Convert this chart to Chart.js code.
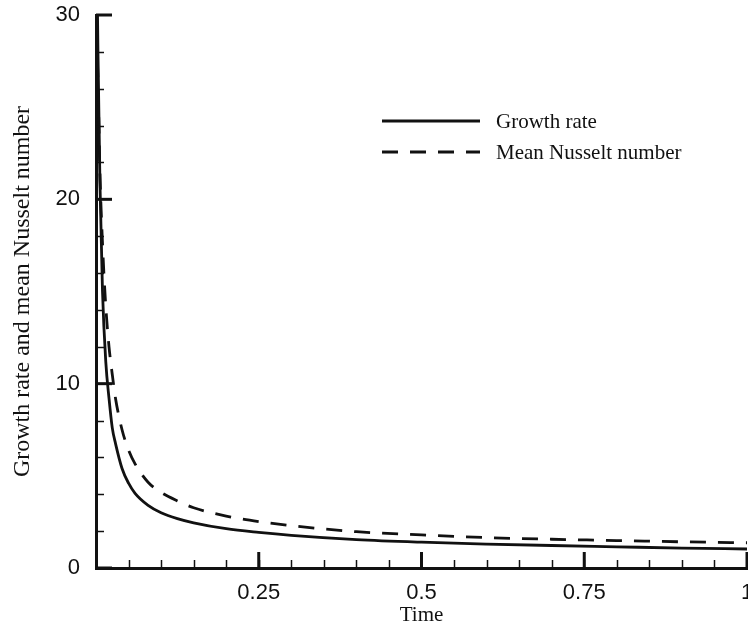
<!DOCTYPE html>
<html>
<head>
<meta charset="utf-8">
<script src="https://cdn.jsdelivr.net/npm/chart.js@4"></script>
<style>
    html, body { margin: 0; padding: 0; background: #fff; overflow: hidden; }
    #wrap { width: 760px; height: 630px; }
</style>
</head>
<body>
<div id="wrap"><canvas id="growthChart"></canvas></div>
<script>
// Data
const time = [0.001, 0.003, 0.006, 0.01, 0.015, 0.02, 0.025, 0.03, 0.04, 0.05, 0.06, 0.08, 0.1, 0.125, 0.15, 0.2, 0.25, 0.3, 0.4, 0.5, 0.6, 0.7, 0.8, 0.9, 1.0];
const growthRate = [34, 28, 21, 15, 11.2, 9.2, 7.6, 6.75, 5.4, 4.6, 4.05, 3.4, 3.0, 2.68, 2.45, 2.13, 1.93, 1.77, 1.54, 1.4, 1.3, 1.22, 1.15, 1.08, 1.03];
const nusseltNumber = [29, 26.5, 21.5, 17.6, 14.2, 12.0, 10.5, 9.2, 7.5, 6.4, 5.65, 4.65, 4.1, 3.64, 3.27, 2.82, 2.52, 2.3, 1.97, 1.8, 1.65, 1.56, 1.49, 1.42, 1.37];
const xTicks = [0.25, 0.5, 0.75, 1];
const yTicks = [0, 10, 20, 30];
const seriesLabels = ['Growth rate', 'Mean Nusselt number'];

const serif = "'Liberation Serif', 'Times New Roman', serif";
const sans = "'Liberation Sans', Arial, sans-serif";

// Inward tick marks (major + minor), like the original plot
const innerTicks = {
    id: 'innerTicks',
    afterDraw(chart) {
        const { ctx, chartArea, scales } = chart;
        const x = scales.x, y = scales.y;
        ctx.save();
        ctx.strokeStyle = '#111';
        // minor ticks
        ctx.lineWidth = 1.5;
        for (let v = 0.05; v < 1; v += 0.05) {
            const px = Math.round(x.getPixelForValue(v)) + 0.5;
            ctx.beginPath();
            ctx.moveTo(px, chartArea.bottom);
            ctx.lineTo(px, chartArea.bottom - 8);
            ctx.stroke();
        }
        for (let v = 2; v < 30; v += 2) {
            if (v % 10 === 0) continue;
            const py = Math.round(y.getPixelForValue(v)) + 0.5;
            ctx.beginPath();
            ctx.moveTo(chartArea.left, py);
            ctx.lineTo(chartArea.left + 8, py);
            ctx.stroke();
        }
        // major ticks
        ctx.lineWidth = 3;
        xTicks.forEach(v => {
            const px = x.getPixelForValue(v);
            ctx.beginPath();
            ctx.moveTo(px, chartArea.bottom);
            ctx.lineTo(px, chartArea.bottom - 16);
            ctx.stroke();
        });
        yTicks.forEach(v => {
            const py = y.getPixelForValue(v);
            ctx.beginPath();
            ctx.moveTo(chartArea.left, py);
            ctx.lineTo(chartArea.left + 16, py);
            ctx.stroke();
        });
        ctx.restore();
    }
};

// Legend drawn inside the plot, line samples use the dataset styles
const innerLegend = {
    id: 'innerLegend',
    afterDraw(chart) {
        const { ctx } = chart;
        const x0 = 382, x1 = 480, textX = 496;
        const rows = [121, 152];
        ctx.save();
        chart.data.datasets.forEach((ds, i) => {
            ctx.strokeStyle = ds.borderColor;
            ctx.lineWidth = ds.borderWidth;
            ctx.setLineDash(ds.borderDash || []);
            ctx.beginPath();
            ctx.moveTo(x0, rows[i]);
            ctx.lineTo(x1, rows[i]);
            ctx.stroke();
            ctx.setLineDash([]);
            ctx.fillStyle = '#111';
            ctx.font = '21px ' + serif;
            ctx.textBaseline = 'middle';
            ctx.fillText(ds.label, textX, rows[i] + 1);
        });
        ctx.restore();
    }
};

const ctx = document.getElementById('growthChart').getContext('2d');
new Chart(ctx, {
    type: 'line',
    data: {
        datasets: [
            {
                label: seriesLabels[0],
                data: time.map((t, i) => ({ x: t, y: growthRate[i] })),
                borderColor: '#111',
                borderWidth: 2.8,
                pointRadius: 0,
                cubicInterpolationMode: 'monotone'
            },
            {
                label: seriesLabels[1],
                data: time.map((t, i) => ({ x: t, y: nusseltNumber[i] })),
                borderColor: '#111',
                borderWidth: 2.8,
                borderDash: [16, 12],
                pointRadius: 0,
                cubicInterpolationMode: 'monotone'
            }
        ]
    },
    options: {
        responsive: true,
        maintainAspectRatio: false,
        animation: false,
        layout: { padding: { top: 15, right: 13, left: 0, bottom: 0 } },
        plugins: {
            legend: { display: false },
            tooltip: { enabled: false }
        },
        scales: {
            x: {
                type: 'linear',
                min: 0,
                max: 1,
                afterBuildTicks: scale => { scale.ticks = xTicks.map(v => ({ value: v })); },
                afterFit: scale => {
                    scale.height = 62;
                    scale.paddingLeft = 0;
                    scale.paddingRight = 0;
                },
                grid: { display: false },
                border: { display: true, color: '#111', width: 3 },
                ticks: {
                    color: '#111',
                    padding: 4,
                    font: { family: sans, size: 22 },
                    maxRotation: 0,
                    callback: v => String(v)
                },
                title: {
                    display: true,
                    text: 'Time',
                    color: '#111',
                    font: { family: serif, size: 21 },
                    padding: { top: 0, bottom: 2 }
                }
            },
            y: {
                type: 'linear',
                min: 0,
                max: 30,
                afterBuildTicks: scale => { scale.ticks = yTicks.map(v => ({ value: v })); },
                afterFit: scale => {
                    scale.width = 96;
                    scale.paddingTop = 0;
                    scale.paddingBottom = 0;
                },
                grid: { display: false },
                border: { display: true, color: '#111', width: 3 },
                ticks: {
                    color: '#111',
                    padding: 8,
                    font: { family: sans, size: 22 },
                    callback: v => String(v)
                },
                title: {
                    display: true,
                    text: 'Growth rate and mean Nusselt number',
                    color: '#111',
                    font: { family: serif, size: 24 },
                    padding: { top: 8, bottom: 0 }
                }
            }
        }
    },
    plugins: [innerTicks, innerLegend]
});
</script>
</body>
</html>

What you need to do.
Without the pictures, write out the whole listing above exactly as it appears.

Task output.
Convert this chart to Chart.js code.
<!DOCTYPE html>
<html>
<head>
<meta charset="utf-8">
<script src="https://cdn.jsdelivr.net/npm/chart.js@4"></script>
<style>
    html, body { margin: 0; padding: 0; background: #fff; overflow: hidden; }
    #wrap { width: 760px; height: 630px; }
</style>
</head>
<body>
<div id="wrap"><canvas id="growthChart"></canvas></div>
<script>
// Data
const time = [0.001, 0.003, 0.006, 0.01, 0.015, 0.02, 0.025, 0.03, 0.04, 0.05, 0.06, 0.08, 0.1, 0.125, 0.15, 0.2, 0.25, 0.3, 0.4, 0.5, 0.6, 0.7, 0.8, 0.9, 1.0];
const growthRate = [34, 28, 21, 15, 11.2, 9.2, 7.6, 6.75, 5.4, 4.6, 4.05, 3.4, 3.0, 2.68, 2.45, 2.13, 1.93, 1.77, 1.54, 1.4, 1.3, 1.22, 1.15, 1.08, 1.03];
const nusseltNumber = [29, 26.5, 21.5, 17.6, 14.2, 12.0, 10.5, 9.2, 7.5, 6.4, 5.65, 4.65, 4.1, 3.64, 3.27, 2.82, 2.52, 2.3, 1.97, 1.8, 1.65, 1.56, 1.49, 1.42, 1.37];
const xTicks = [0.25, 0.5, 0.75, 1];
const yTicks = [0, 10, 20, 30];
const seriesLabels = ['Growth rate', 'Mean Nusselt number'];

const serif = "'Liberation Serif', 'Times New Roman', serif";
const sans = "'Liberation Sans', Arial, sans-serif";

// Inward tick marks (major + minor), like the original plot
const innerTicks = {
    id: 'innerTicks',
    afterDraw(chart) {
        const { ctx, chartArea, scales } = chart;
        const x = scales.x, y = scales.y;
        ctx.save();
        ctx.strokeStyle = '#111';
        // minor ticks
        ctx.lineWidth = 1.5;
        for (let v = 0.05; v < 1; v += 0.05) {
            const px = Math.round(x.getPixelForValue(v)) + 0.5;
            ctx.beginPath();
            ctx.moveTo(px, chartArea.bottom);
            ctx.lineTo(px, chartArea.bottom - 8);
            ctx.stroke();
        }
        for (let v = 2; v < 30; v += 2) {
            if (v % 10 === 0) continue;
            const py = Math.round(y.getPixelForValue(v)) + 0.5;
            ctx.beginPath();
            ctx.moveTo(chartArea.left, py);
            ctx.lineTo(chartArea.left + 8, py);
            ctx.stroke();
        }
        // major ticks
        ctx.lineWidth = 3;
        xTicks.forEach(v => {
            const px = x.getPixelForValue(v);
            ctx.beginPath();
            ctx.moveTo(px, chartArea.bottom);
            ctx.lineTo(px, chartArea.bottom - 16);
            ctx.stroke();
        });
        yTicks.forEach(v => {
            const py = y.getPixelForValue(v);
            ctx.beginPath();
            ctx.moveTo(chartArea.left, py);
            ctx.lineTo(chartArea.left + 16, py);
            ctx.stroke();
        });
        ctx.restore();
    }
};

// Legend drawn inside the plot, line samples use the dataset styles
const innerLegend = {
    id: 'innerLegend',
    afterDraw(chart) {
        const { ctx } = chart;
        const x0 = 382, x1 = 480, textX = 496;
        const rows = [121, 152];
        ctx.save();
        chart.data.datasets.forEach((ds, i) => {
            ctx.strokeStyle = ds.borderColor;
            ctx.lineWidth = ds.borderWidth;
            ctx.setLineDash(ds.borderDash || []);
            ctx.beginPath();
            ctx.moveTo(x0, rows[i]);
            ctx.lineTo(x1, rows[i]);
            ctx.stroke();
            ctx.setLineDash([]);
            ctx.fillStyle = '#111';
            ctx.font = '21px ' + serif;
            ctx.textBaseline = 'middle';
            ctx.fillText(ds.label, textX, rows[i] + 1);
        });
        ctx.restore();
    }
};

const ctx = document.getElementById('growthChart').getContext('2d');
new Chart(ctx, {
    type: 'line',
    data: {
        datasets: [
            {
                label: seriesLabels[0],
                data: time.map((t, i) => ({ x: t, y: growthRate[i] })),
                borderColor: '#111',
                borderWidth: 2.8,
                pointRadius: 0,
                cubicInterpolationMode: 'monotone'
            },
            {
                label: seriesLabels[1],
                data: time.map((t, i) => ({ x: t, y: nusseltNumber[i] })),
                borderColor: '#111',
                borderWidth: 2.8,
                borderDash: [16, 12],
                pointRadius: 0,
                cubicInterpolationMode: 'monotone'
            }
        ]
    },
    options: {
        responsive: true,
        maintainAspectRatio: false,
        animation: false,
        layout: { padding: { top: 15, right: 13, left: 0, bottom: 0 } },
        plugins: {
            legend: { display: false },
            tooltip: { enabled: false }
        },
        scales: {
            x: {
                type: 'linear',
                min: 0,
                max: 1,
                afterBuildTicks: scale => { scale.ticks = xTicks.map(v => ({ value: v })); },
                afterFit: scale => {
                    scale.height = 62;
                    scale.paddingLeft = 0;
                    scale.paddingRight = 0;
                },
                grid: { display: false },
                border: { display: true, color: '#111', width: 3 },
                ticks: {
                    color: '#111',
                    padding: 4,
                    font: { family: sans, size: 22 },
                    maxRotation: 0,
                    callback: v => String(v)
                },
                title: {
                    display: true,
                    text: 'Time',
                    color: '#111',
                    font: { family: serif, size: 21 },
                    padding: { top: 0, bottom: 2 }
                }
            },
            y: {
                type: 'linear',
                min: 0,
                max: 30,
                afterBuildTicks: scale => { scale.ticks = yTicks.map(v => ({ value: v })); },
                afterFit: scale => {
                    scale.width = 96;
                    scale.paddingTop = 0;
                    scale.paddingBottom = 0;
                },
                grid: { display: false },
                border: { display: true, color: '#111', width: 3 },
                ticks: {
                    color: '#111',
                    padding: 8,
                    font: { family: sans, size: 22 },
                    callback: v => String(v)
                },
                title: {
                    display: true,
                    text: 'Growth rate and mean Nusselt number',
                    color: '#111',
                    font: { family: serif, size: 24 },
                    padding: { top: 8, bottom: 0 }
                }
            }
        }
    },
    plugins: [innerTicks, innerLegend]
});
</script>
</body>
</html>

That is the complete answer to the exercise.